While many European clubs focus their summer efforts on lucrative tours to China and Southeast Asia, others still consider Japan and its strong consumer culture to be a significant market not only for themselves, but also for commercial partners eager to attach their names to popular teams and players.
Of this summer’s three European visitors to Japan, two — Chelsea and Rakuten-backed Barcelona — boast Japanese sponsors on their uniforms. The third, Manchester City, is owned by the same City Football Group that holds a minority stake in the J. League’s Yokohama F. Marinos.
“Japan is particularly important because Yokohama is our shirt sponsor,” Townsend said. “The Japanese market is very important to Yokohama, so we’re keen to continue growing their market share in Japan as it’s one of their primary market sectors — one of their top five around the world.”
For Yokohama Rubber, known as Yokohama Tire in the United States, the arrival of U.S. national team captain Christian Pulisic at Chelsea is perhaps the summer’s biggest development. The 20-year-old, who made his national team debut at 17, is considered the most anticipated U.S. player in a generation.
Tuesday’s friendly between Barcelona and Chelsea — the first between European clubs in Japan — has drawn some criticism for its high ticket prices, which started at ¥15,000 ($139). But Chelsea’s July 19 match against reigning J. League champion Kawasaki Frontale summoned a sold-out crowd to Yokohama’s Nissan Stadium, a sign the domestic game need not worry about being crowded out by European leagues.

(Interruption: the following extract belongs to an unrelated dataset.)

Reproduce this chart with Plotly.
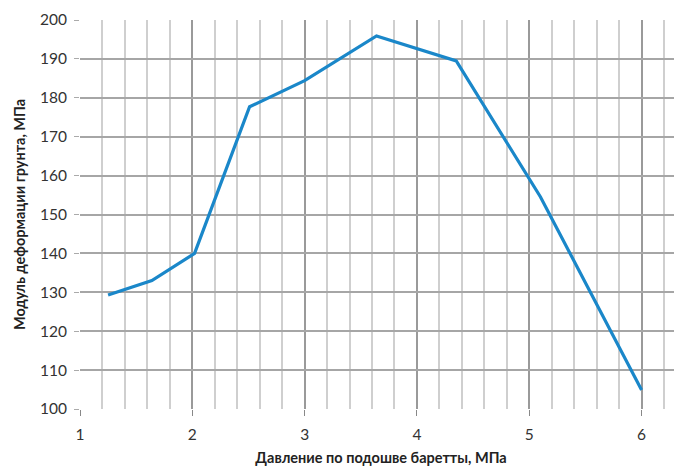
import plotly.graph_objects as go

pressure = [1.25, 1.64, 2.02, 2.51, 3.0, 3.64, 4.35, 5.1, 6.0]
modulus = [129.3, 133.0, 140.0, 177.7, 184.4, 195.9, 189.5, 154.5, 104.9]

x_title = "Давление по подошве баретты, МПа"
y_title = "Модуль деформации грунта, МПа"

fig = go.Figure()
fig.add_trace(go.Scatter(x=pressure, y=modulus, mode="lines",
                         line=dict(color="#1a87c9", width=3.2), showlegend=False))

tickfont = dict(family="Lato, Calibri, sans-serif", size=15.5, color="#333333")
titlefont = dict(family="Lato, Calibri, sans-serif", size=14.5, color="#222222", weight="bold")

fig.update_layout(
    width=674, height=458,
    margin=dict(l=72, r=0, t=12, b=57),
    plot_bgcolor="white", paper_bgcolor="white",
    xaxis=dict(range=[1, 6.36], dtick=1, tick0=1, showgrid=True, gridcolor="#9a9a9a", gridwidth=1.5,
               minor=dict(dtick=0.2, tick0=1, showgrid=True, gridcolor="#cfcfcf", gridwidth=1.5),
               ticks="outside", ticklen=6, tickcolor="#888888", tickfont=tickfont,
               ticklabelstandoff=5,
               zeroline=False, showline=False, automargin=False,
               title=dict(text=x_title, font=titlefont, standoff=12)),
    yaxis=dict(range=[100, 200], dtick=10, showgrid=True, gridcolor="#a6a6a6", gridwidth=1.5,
               ticks="outside", ticklen=5, tickcolor="#aaaaaa", tickfont=tickfont,
               ticklabelstandoff=4,
               zeroline=False, showline=False, automargin=False,
               title=dict(text=y_title, font=titlefont, standoff=10)),
)

fig.write_html("out.html")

“Our market research data shows that fans and followers of Chelsea will also follow a local team in their own home country,” Townsend said. “On average a football fan or follower supports more than one club — it’s between two and three.”
With the club’s first visit to Japan since the 2012 FIFA Club World Cup considered a success, Townsend believes that more all-star European clashes could come to the country in the future, mirroring the popular International Champions Cup hosted in the U.S., Singapore and Australia.
“We are keen to receive feedback from the fans and spectators who came to see us,” Townsend said. “I’m sure there are lessons to be learned, but it’s the first and I hope the first of many.”